Porque é que os preços do chocolate são importantes para o Banco Central Europeu?
O aumento dos preços dos alimentos pode ser uma dor de cabeça não só para as famílias da zona euro, mas também para o Banco Central Europeu.
O aumento dos preços dos alimentos pode ser uma dor de cabeça não só para as famílias da zona euro, mas também para o Banco Central Europeu. Embora a inflação geral tenha normalizado e se mantenha próxima da meta de médio prazo de 2% do BCE, a inflação alimentar "desde 2022 é claramente excecional e persistente", afirmou o banco central numa publicação recente no blogue. De acordo com o relatório, os consumidores pagam cerca de um terço mais do que antes da pandemia de COVID-19 para colocar uma refeição na mesa. O banco acrescentou que os preços dos alimentos aumentaram mais de 40% desde 2015, influenciando as decisões de juros do BCE.
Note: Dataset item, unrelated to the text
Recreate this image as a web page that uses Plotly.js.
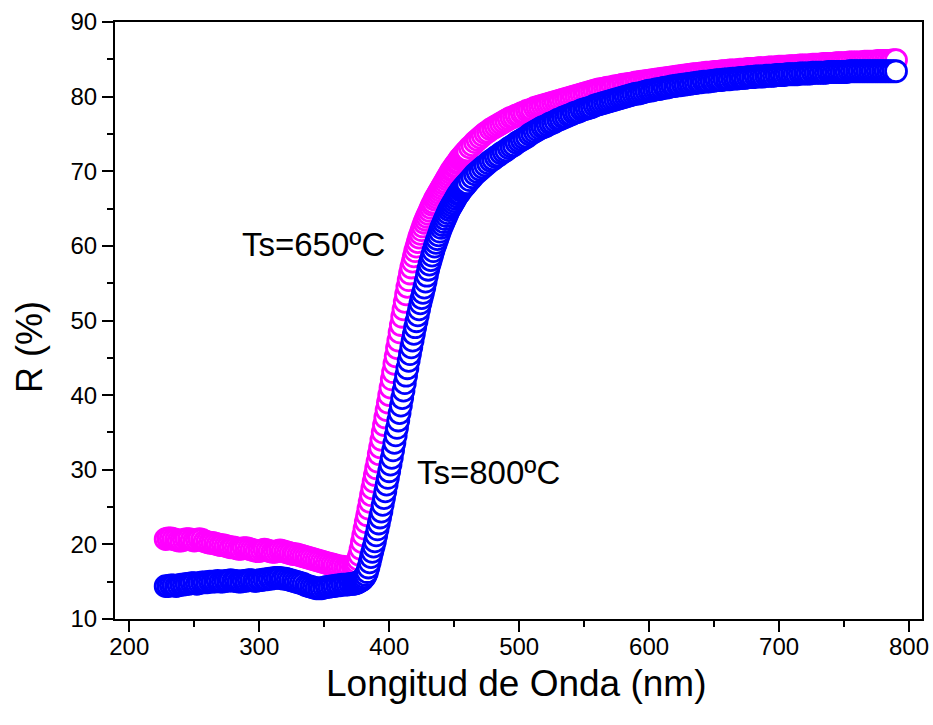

A inflação estabilizou consideravelmente na zona euro, caindo de um pico de 10,6% em outubro de 2022 para 2% recentemente. No entanto, de acordo com o último relatório do painel de avaliação do consumidor da Comissão Europeia, uma em cada três pessoas preocupa-se por não conseguir comprar os alimentos que prefere. O BCE observa que os preços dos alimentos são ainda mais importantes para as famílias com baixos rendimentos, onde a factura alimentar representa uma maior fatia do seu rendimento. E o aumento dos preços dos alimentos não deverá abrandar tão cedo, de acordo com as expectativas do BCE.
De acordo com o Eurostat, os preços da carne de bovino, de aves e de porco tornaram-se 38-44% mais caros desde 2015. E o BCE observa que estes alimentos custam mais de 30% mais do que no final de 2019. Nos últimos seis anos, o leite, a manteiga, o café, o azeite, o cacau e o chocolate tornaram-se particularmente caros. Os aumentos dos preços dos alimentos europeus são parcialmente explicados por um aumento dos preços da energia após a invasão da Ucrânia pela Rússia em 2022. O aumento dos rendimentos, a nível global e local, também aumentou a procura, elevando os preços dos alimentos. Entretanto, os eventos climáticos extremos estão a ter um impacto cada vez mais preocupante nas culturas. As secas em Espanha impactaram seriamente os preços do azeite, enquanto o café e o cacau ficaram muito mais caros após o clima adverso em importantes países exportadores, como o Gana e a Costa do Marfim.
Estes eventos ligados às alterações climáticas "estão a tornar-se mais frequentes e podem perturbar gravemente as cadeias de abastecimento alimentar", de acordo com o post do blogue do BCE.
Causas e consequências para a política monetária
A compra de alimentos não é negociável e, por isso, os preços dos alimentos têm um maior peso para as perceções e expectativas de inflação, que são cruciais para o BCE garantir a estabilidade de preços. A meta de inflação do banco central, que é de 2% na zona euro, refere-se ao índice de preços geral do IHPC. Este índice mede a variação de preços de um cabaz de consumo típico, energia, serviços, bens de consumo e alimentos. A inflação dos preços dos alimentos na zona euro é atualmente a mais elevada entre as quatro categorias, situando-se nos 3,2%. E os aumentos dos preços dos alimentos têm uma ponderação de cerca de 20% no índice de preços geral do IHPC, mais do dobro da ponderação atribuída à energia, por exemplo.
Quando os preços dos alimentos sobem, incluindo o chocolate, o café e o azeite, têm um impacto maior na inflação e na política monetária que a envolve, em comparação com os aumentos dos preços da energia. O BCE fornece três razões pelas quais os preços dos alimentos são de particular interesse neste momento.
Em primeiro lugar, há um fosso que se abriu entre os preços dos alimentos e os preços gerais, e é muito maior e mais persistente do que no passado.
Em segundo lugar, os preços dos alimentos moldam em grande parte as expectativas de inflação, que são também acompanhadas de perto pelo BCE quando este decide sobre a trajectória monetária do bloco. Em terceiro lugar, os aumentos dos preços dos alimentos afectam as famílias mais pobres com mais força do que as restantes.
Em última análise, se o BCE julgar que a sua meta de inflação de 2% está em risco e aumentar as taxas de juro de referência, os custos de empréstimos mais elevados resultantes afectarão o sistema bancário, desencorajando o investimento e pesando sobre a economia da zona euro em geral.